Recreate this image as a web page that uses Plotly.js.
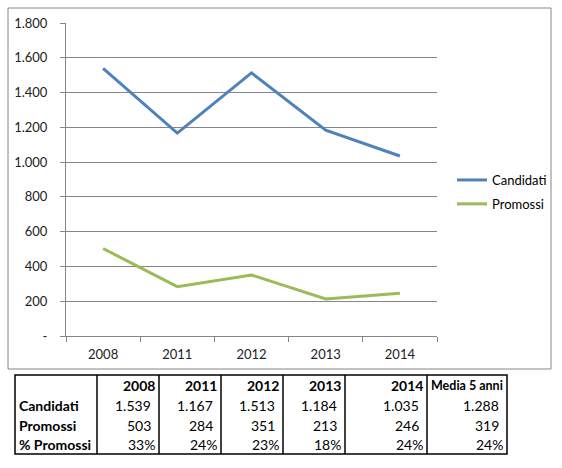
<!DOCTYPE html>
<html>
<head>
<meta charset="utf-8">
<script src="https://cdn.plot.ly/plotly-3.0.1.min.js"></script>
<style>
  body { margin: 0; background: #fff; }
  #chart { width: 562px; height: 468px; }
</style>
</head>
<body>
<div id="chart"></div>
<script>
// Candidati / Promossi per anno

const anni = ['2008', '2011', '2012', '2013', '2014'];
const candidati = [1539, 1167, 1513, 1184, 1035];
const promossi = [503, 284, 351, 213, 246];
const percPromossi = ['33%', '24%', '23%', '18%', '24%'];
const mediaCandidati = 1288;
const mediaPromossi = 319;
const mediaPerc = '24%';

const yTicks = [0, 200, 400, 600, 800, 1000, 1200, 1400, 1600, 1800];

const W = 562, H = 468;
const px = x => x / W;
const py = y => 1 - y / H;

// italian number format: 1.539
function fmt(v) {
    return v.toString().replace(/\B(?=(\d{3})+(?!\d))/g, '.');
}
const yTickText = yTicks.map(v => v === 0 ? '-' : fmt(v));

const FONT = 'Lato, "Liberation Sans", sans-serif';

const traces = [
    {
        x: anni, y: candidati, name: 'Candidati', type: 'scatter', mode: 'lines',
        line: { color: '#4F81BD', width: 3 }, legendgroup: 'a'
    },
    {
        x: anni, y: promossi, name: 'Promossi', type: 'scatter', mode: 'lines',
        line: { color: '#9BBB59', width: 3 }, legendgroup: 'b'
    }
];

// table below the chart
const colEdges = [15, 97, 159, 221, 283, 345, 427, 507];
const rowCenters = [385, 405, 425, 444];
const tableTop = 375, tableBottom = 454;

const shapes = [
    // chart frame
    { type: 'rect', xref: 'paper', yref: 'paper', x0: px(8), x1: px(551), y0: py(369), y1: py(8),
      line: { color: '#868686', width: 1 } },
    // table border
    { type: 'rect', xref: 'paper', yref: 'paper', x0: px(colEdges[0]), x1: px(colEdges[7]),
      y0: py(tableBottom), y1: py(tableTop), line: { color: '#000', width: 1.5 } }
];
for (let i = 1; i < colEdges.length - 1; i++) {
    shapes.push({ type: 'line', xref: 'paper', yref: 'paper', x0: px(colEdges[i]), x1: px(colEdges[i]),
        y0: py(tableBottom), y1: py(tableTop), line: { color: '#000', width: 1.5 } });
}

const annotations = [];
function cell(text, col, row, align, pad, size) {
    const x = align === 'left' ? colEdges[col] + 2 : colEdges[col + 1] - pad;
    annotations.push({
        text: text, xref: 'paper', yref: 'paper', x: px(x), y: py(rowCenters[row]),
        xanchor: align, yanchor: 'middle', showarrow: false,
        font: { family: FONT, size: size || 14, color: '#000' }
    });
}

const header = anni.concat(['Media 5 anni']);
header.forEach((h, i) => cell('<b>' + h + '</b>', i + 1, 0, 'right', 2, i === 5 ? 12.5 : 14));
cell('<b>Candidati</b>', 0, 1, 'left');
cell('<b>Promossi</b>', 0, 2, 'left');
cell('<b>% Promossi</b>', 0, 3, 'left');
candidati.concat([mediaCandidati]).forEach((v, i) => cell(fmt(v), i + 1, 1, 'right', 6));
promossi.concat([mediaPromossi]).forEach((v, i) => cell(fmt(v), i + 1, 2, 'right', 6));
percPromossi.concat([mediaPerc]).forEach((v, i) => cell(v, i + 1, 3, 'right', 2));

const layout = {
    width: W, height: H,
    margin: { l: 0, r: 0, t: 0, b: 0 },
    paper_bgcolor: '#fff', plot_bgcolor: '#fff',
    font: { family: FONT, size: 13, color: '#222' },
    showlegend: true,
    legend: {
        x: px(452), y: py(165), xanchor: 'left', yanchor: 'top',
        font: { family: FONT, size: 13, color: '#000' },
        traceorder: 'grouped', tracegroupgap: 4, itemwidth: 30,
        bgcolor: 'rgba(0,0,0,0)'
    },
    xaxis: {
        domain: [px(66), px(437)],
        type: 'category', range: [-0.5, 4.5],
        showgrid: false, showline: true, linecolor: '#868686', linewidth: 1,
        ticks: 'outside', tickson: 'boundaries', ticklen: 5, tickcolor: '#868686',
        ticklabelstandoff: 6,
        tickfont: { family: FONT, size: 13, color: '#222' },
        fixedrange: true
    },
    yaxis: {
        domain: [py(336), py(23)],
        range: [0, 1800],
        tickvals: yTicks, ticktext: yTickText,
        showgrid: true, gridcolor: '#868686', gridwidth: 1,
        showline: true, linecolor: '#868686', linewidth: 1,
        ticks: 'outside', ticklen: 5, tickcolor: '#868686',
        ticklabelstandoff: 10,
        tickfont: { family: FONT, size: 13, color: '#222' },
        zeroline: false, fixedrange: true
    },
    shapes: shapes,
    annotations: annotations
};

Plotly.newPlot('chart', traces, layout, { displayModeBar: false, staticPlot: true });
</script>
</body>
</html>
━━━━
Return nothing but the lines running from the start of the data to the line with "Promossi per anno", please, both ends included and no pictures.

Recreate this image as a web page that uses Plotly.js.
<!DOCTYPE html>
<html>
<head>
<meta charset="utf-8">
<script src="https://cdn.plot.ly/plotly-3.0.1.min.js"></script>
<style>
  body { margin: 0; background: #fff; }
  #chart { width: 562px; height: 468px; }
</style>
</head>
<body>
<div id="chart"></div>
<script>
// Candidati / Promossi per anno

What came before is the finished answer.